Em 2017, participou do Simpósio de Pedagogia do Violino “Starting – Delay”, na Julliard School of Music, Manhattan, Nova York. No mesmo ano, realizou em parceria com as professoras Liu Ying e Dora Utermohl, da Universidade Federal do Ceará (UFC), o “I Encontro de Cordas Flausino Valle: Performance e Ensino Coletivo”. O objetivo é “aproximar as universidades e criar espaço de aprimoramento das técnicas de ensino coletivo e aprendizagem e também de apresentações artísticas. Sempre com o foco na homenagem a Flausino”.

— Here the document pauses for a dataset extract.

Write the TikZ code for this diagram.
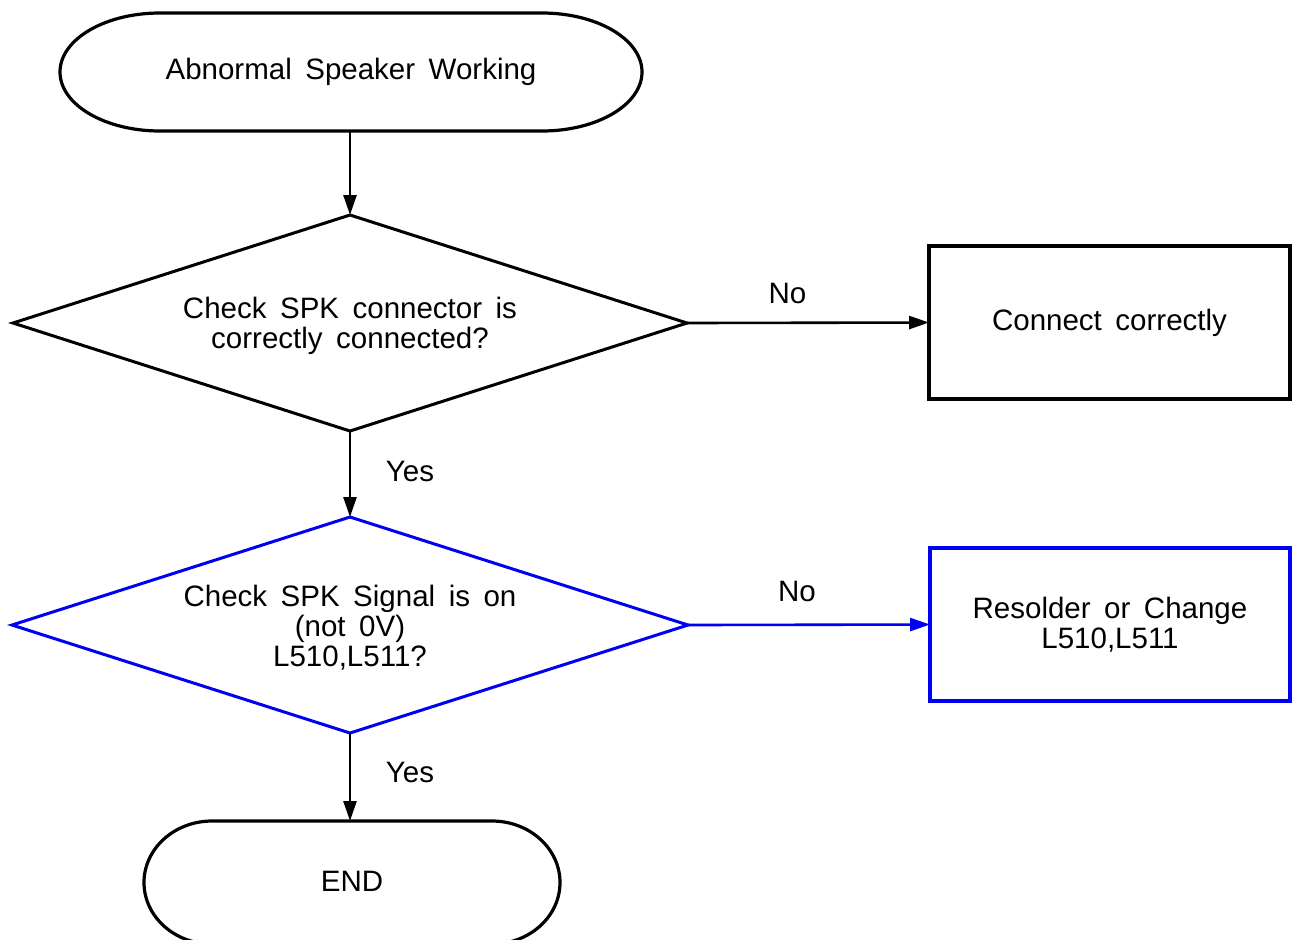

O II Encontro de Cordas Flausino Valle aconteceu recentemente (entre os dias 28 de julho e 4 de agosto), em Fortaleza (CE), com a presença de cinco universidades (além das duas anteriores, a Universidade de Brasília e as Federais do Rio Grande do Norte e de Pelotas). Durante o evento, foi apresentado o documentário inédito sobre Flausino Valle, produzido pelo também barbacenense Fred Furtado. Como se encontra em Portugal, Leonardo foi representado pela professora Letícia Porto, que levou consigo membros da Camerata de Cordas da UFAC.

Em Portugal

Desde o ano passado, Leonardo está cursando o doutoramento em artes musicais na Universidade Nova de Lisboa, em parceria com a Escola Superior de Música de Lisboa. “Agora, pesquiso aspectos interpretativos e obras inéditas de Flausino Valle, sob a orientação do professor britânico David Crammer, um musicólogo que se dedica ao estudo da música luso-brasileira.”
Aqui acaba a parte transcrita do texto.